東京都町田市の社会福祉法人合掌苑は、昭和35年創業され、特別養護老人ホームなどの高齢者施設を運営しています。職員数は594人、うち60歳以上は184人(30.9%)となっています。
最近のコンテストの受賞企業には、医療・介護事業者が多く含まれるようになっているように感じています。それだけ同事業における人手不足が深刻になっていることの表れだと思われます。特に東京都の介護事業所の求人倍率は約8倍となっています。
そうしたなか、社会福祉法人合掌苑は、高齢者が活躍できる職場環境を創出し、介護業界を支える人材確保を実現しています。
主な取組みのポイントは、次のとおりです。
①介護業界全体が人出不足状態のなか、即戦力である高齢職員が安心して働き続けられるようにすることを目的に、平成29年4月に定年制を廃止しました。賃金は、60歳時点の基本給が70歳まで維持され、70歳以降は働き方に応じた金額となります。
②高齢でも無理なく働けるフレキシブルな就業形態を整備、柔軟な働き方を実現するために短時間・短日勤務が可能な限定正職員制度を導入しました。

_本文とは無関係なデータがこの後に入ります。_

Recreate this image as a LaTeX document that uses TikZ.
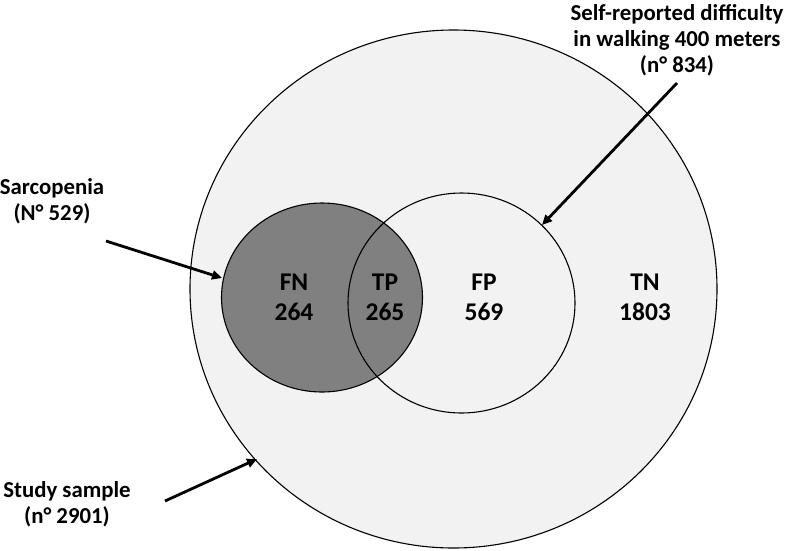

限定正職員は、週32時間以上の労働時間を条件にするとともに、週末の勤務が免除されています。
③キャリア支援として資格取得を奨励、受験費用の補助や資格取得へ向けた一時金支給など、高齢者を含む全職員を対象にしています。
④子育て中の女性を支援するため、子ども手当の支給をはじめ、法定を上回る産前休暇制度、子の看護休暇を整備しました。
数年前には、同法人では、宮城県において「介護人材の確保と定着」をテーマにセミナーを開催し、私も参加しましたが、同法人の取組み事例は今も記憶に残っています。
例えば、職員の同僚に向けて感謝の気持ちを書いて送り合う「サンクスカード」により、日ごろのコミュニケーションの回数を増やしていることなどです。
また、平成30年には「日本でいちばん大切にしたい会社大賞」の実行委員会賞を受賞したほか、「日本経営品質賞」の経営革新推進賞を受賞するなど、同法人の多彩な取組みは多方面から注目を集めています。
独立行政法人高齢・障害・求職者雇用支援機構:「エルダー2020年11月号」
2.両立支援等助成金(育児休業等支援コース)
中小企業を対象として、女性従業員が出産後、育児休業を取得した場合、次の助成金が支給されるものです。
①育児所得時対象育児休業取得者に連続3カ月以上の育児休業を取得させている場合、28.5万円(生産性要件に該当する場合は36万円)、1事業主2回まで(無期雇用者・有期雇用者各1回)支給されます。
②職場復帰時休業取得時と同一の育児休業取得者を原職等に復帰させ、6カ月経過した場合、28.5万円(同36万円)、1事業主2回まで(無期雇用者・有期雇用者各1回)支給されます。
※職場復帰加算育児休業取得者の業務を他の社員が代替した場合に職場復帰時の助成金に加算され、19万円(同24万円)支給されます。
助成金申請のポイントは、次の3つです。
①育休復帰支援プラン
産前休業に入る前に、育児休業を取得する従業員と会社側で育児休業の取組計画を作成します。プラン内容に不備があると不支給となることがあります。
②面談シート
シートの左半分を育児休業前に作成し、育児休業取得時の助成金を申請するときに添付します。シートの右半分を育休中および育休から復帰後に作成し、職場復帰時の助成金を申請するときに添付します。本シートも内容に不備があると不支給となることがあります。
③次世代育成支援対策推進法に基づく一般事業主行動計画
100人以下の会社では届出は努力義務となっていますが、助成金を申請する場合は届出が必須です。育休取得時の助成金を申請するまでに届出をすればよいのですが、届出漏れ防止のため、産前休業に入る前に届出することをおススメします。原則、一般事業主行動計画は「両立支援のひろば」のサイトに登録します。
本助成金は、女性社員が在籍しているほとんどの企業で使えるもので、職場復帰を促す取組みとしてぜひ活用したい助成金です。